What is needed:
Give the data below again exactly as written, without its pictures.

━━━━━ Recorded data

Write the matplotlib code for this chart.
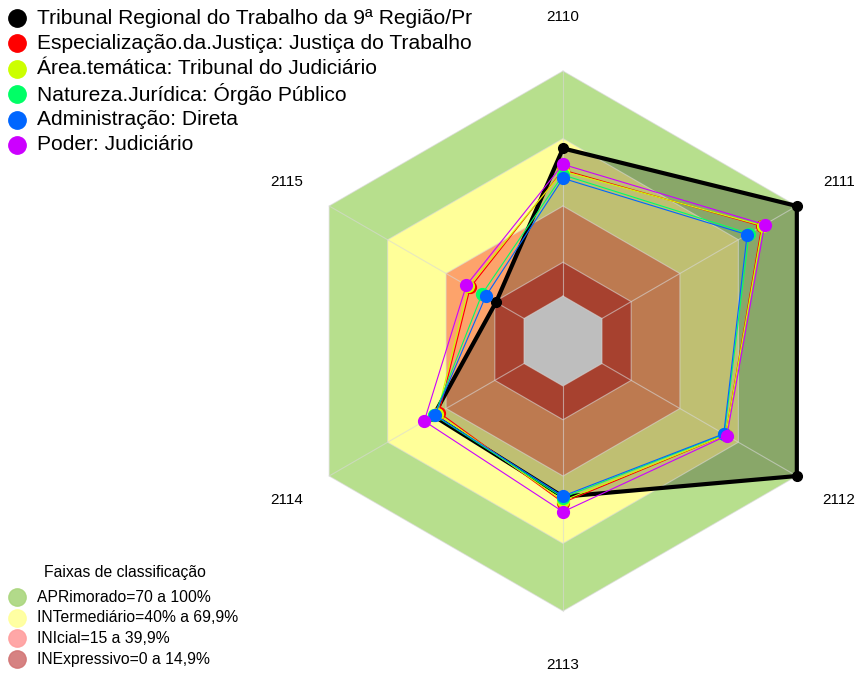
import numpy as np
import matplotlib.pyplot as plt
from matplotlib.patches import Polygon

plt.rcParams['font.family'] = ['Liberation Sans', 'DejaVu Sans']

### axes of the radar (clockwise from the top)
axis_labels = ['2110', '2111', '2112', '2113', '2114', '2115']

### series values in percent
series_names = [
    'Tribunal Regional do Trabalho da 9ª Região/Pr',
    'Especialização.da.Justiça: Justiça do Trabalho',
    'Área.temática: Tribunal do Judiciário',
    'Natureza.Jurídica: Órgão Público',
    'Administração: Direta',
    'Poder: Judiciário',
]
tribunal       = [65.6, 100.0, 100.0, 49.2, 46.5, 14.4]
especializacao = [56.0, 82.0, 63.5, 51.8, 43.6, 27.6]
area_tematica  = [55.5, 82.5, 63.5, 51.0, 44.5, 28.5]
natureza       = [53.8, 75.5, 62.8, 49.6, 46.0, 21.6]
administracao  = [52.3, 74.5, 62.5, 48.9, 45.8, 19.7]
poder          = [58.5, 83.5, 64.1, 55.9, 51.2, 29.6]
series_values = [tribunal, especializacao, area_tematica, natureza, administracao, poder]
series_colors = ['#000000', '#FF0000', '#CCFF00', '#00FF66', '#0066FF', '#CC00FF']

### classification bands
band_limits = [100, 70, 40, 15]
band_colors = ['#B7DF8D', '#FFFF99', '#FDA36B', '#E05840']
band_labels = ['APRimorado=70 a 100%', 'INTermediário=40% a 69,9%',
               'INIcial=15 a 39,9%', 'INExpressivo=0 a 14,9%']
band_legend_colors = ['#AAD67D', '#FFFF99', '#FF9E9E', '#D27474']

W, H = 863, 675
cx, cy, R = 563, 341, 270.

theta = np.deg2rad(90 - 60*np.arange(len(axis_labels)))

def rscale(v):
    # fmsb-like scale with a hole in the centre
    return (1. + 5.*np.asarray(v, dtype=float)/100.)/6.

def xy(vals):
    r = rscale(vals)
    return np.column_stack([r*np.cos(theta), r*np.sin(theta)])

fig = plt.figure(figsize=(W/100, H/100), dpi=100)
ax = fig.add_axes([0, 0, 1, 1])
ax.set_xlim(-cx/R, (W-cx)/R)
ax.set_ylim(-(H-cy)/R, cy/R)
ax.axis('off')

for lim, col in zip(band_limits, band_colors):
    ax.add_patch(Polygon(xy([lim]*6), closed=True, facecolor=col, edgecolor='none', zorder=1))

# shaded area of the first series
ax.add_patch(Polygon(xy(tribunal), closed=True, facecolor='k', alpha=0.25, edgecolor='none', zorder=2))

# centre hole
ax.add_patch(Polygon(xy([0]*6), closed=True, facecolor='#BEBEBE', edgecolor='none', zorder=3))

# grid
for lim in [0, 15, 40, 70, 100]:
    p = xy([lim]*6)
    p = np.vstack([p, p[:1]])
    ax.plot(p[:, 0], p[:, 1], color='#D8D8D8', lw=0.8, alpha=0.6, zorder=4)
for t in theta:
    ax.plot([np.cos(t)/6, np.cos(t)], [np.sin(t)/6, np.sin(t)], color='#D8D8D8', lw=0.8, alpha=0.6, zorder=4)

for k, (vals, col) in enumerate(zip(series_values, series_colors)):
    p = xy(vals)
    p = np.vstack([p, p[:1]])
    if k == 0:
        ax.plot(p[:, 0], p[:, 1], color=col, lw=3.0, zorder=5+k)
        ax.plot(p[:-1, 0], p[:-1, 1], 'o', color=col, ms=7, zorder=5+k)
    else:
        ax.plot(p[:, 0], p[:, 1], color=col, lw=0.8, zorder=5+k)
        ax.plot(p[:-1, 0], p[:-1, 1], 'o', color=col, ms=8.5, zorder=5+k)

for t, lab in zip(theta, axis_labels):
    rl = 1.2 if abs(np.cos(t)) < 0.1 else 1.18
    ax.text(rl*np.cos(t), rl*np.sin(t), lab, ha='center', va='center', fontsize=11)

### legends, placed by hand (pixel positions)
def fx(px): return px/W
def fy(py): return 1. - py/H

for i, (name, col) in enumerate(zip(series_names, series_colors)):
    yy = 18 + 25.4*i
    fig.lines.append(plt.Line2D([fx(17)], [fy(yy)], marker='o', ms=12.5, color=col,
                                ls='none', transform=fig.transFigure))
    fig.text(fx(37), fy(yy), name, fontsize=15.1, va='center', ha='left')

fig.text(fx(125), fy(572), 'Faixas de classificação', fontsize=11.3, va='center', ha='center')
for i, (lab, col) in enumerate(zip(band_labels, band_legend_colors)):
    yy = 597 + 20.7*i
    fig.lines.append(plt.Line2D([fx(17)], [fy(yy)], marker='o', ms=12.5, color=col, alpha=0.9,
                                ls='none', transform=fig.transFigure))
    fig.text(fx(37), fy(yy), lab, fontsize=11.3, va='center', ha='left')

fig.savefig('out.png', dpi=100)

━━━━━━━━━━

Response:
Write the matplotlib code for this chart.
import numpy as np
import matplotlib.pyplot as plt
from matplotlib.patches import Polygon

plt.rcParams['font.family'] = ['Liberation Sans', 'DejaVu Sans']

### axes of the radar (clockwise from the top)
axis_labels = ['2110', '2111', '2112', '2113', '2114', '2115']

### series values in percent
series_names = [
    'Tribunal Regional do Trabalho da 9ª Região/Pr',
    'Especialização.da.Justiça: Justiça do Trabalho',
    'Área.temática: Tribunal do Judiciário',
    'Natureza.Jurídica: Órgão Público',
    'Administração: Direta',
    'Poder: Judiciário',
]
tribunal       = [65.6, 100.0, 100.0, 49.2, 46.5, 14.4]
especializacao = [56.0, 82.0, 63.5, 51.8, 43.6, 27.6]
area_tematica  = [55.5, 82.5, 63.5, 51.0, 44.5, 28.5]
natureza       = [53.8, 75.5, 62.8, 49.6, 46.0, 21.6]
administracao  = [52.3, 74.5, 62.5, 48.9, 45.8, 19.7]
poder          = [58.5, 83.5, 64.1, 55.9, 51.2, 29.6]
series_values = [tribunal, especializacao, area_tematica, natureza, administracao, poder]
series_colors = ['#000000', '#FF0000', '#CCFF00', '#00FF66', '#0066FF', '#CC00FF']

### classification bands
band_limits = [100, 70, 40, 15]
band_colors = ['#B7DF8D', '#FFFF99', '#FDA36B', '#E05840']
band_labels = ['APRimorado=70 a 100%', 'INTermediário=40% a 69,9%',
               'INIcial=15 a 39,9%', 'INExpressivo=0 a 14,9%']
band_legend_colors = ['#AAD67D', '#FFFF99', '#FF9E9E', '#D27474']

W, H = 863, 675
cx, cy, R = 563, 341, 270.

theta = np.deg2rad(90 - 60*np.arange(len(axis_labels)))

def rscale(v):
    # fmsb-like scale with a hole in the centre
    return (1. + 5.*np.asarray(v, dtype=float)/100.)/6.

def xy(vals):
    r = rscale(vals)
    return np.column_stack([r*np.cos(theta), r*np.sin(theta)])

fig = plt.figure(figsize=(W/100, H/100), dpi=100)
ax = fig.add_axes([0, 0, 1, 1])
ax.set_xlim(-cx/R, (W-cx)/R)
ax.set_ylim(-(H-cy)/R, cy/R)
ax.axis('off')

for lim, col in zip(band_limits, band_colors):
    ax.add_patch(Polygon(xy([lim]*6), closed=True, facecolor=col, edgecolor='none', zorder=1))

# shaded area of the first series
ax.add_patch(Polygon(xy(tribunal), closed=True, facecolor='k', alpha=0.25, edgecolor='none', zorder=2))

# centre hole
ax.add_patch(Polygon(xy([0]*6), closed=True, facecolor='#BEBEBE', edgecolor='none', zorder=3))

# grid
for lim in [0, 15, 40, 70, 100]:
    p = xy([lim]*6)
    p = np.vstack([p, p[:1]])
    ax.plot(p[:, 0], p[:, 1], color='#D8D8D8', lw=0.8, alpha=0.6, zorder=4)
for t in theta:
    ax.plot([np.cos(t)/6, np.cos(t)], [np.sin(t)/6, np.sin(t)], color='#D8D8D8', lw=0.8, alpha=0.6, zorder=4)

for k, (vals, col) in enumerate(zip(series_values, series_colors)):
    p = xy(vals)
    p = np.vstack([p, p[:1]])
    if k == 0:
        ax.plot(p[:, 0], p[:, 1], color=col, lw=3.0, zorder=5+k)
        ax.plot(p[:-1, 0], p[:-1, 1], 'o', color=col, ms=7, zorder=5+k)
    else:
        ax.plot(p[:, 0], p[:, 1], color=col, lw=0.8, zorder=5+k)
        ax.plot(p[:-1, 0], p[:-1, 1], 'o', color=col, ms=8.5, zorder=5+k)

for t, lab in zip(theta, axis_labels):
    rl = 1.2 if abs(np.cos(t)) < 0.1 else 1.18
    ax.text(rl*np.cos(t), rl*np.sin(t), lab, ha='center', va='center', fontsize=11)

### legends, placed by hand (pixel positions)
def fx(px): return px/W
def fy(py): return 1. - py/H

for i, (name, col) in enumerate(zip(series_names, series_colors)):
    yy = 18 + 25.4*i
    fig.lines.append(plt.Line2D([fx(17)], [fy(yy)], marker='o', ms=12.5, color=col,
                                ls='none', transform=fig.transFigure))
    fig.text(fx(37), fy(yy), name, fontsize=15.1, va='center', ha='left')

fig.text(fx(125), fy(572), 'Faixas de classificação', fontsize=11.3, va='center', ha='center')
for i, (lab, col) in enumerate(zip(band_labels, band_legend_colors)):
    yy = 597 + 20.7*i
    fig.lines.append(plt.Line2D([fx(17)], [fy(yy)], marker='o', ms=12.5, color=col, alpha=0.9,
                                ls='none', transform=fig.transFigure))
    fig.text(fx(37), fy(yy), lab, fontsize=11.3, va='center', ha='left')

fig.savefig('out.png', dpi=100)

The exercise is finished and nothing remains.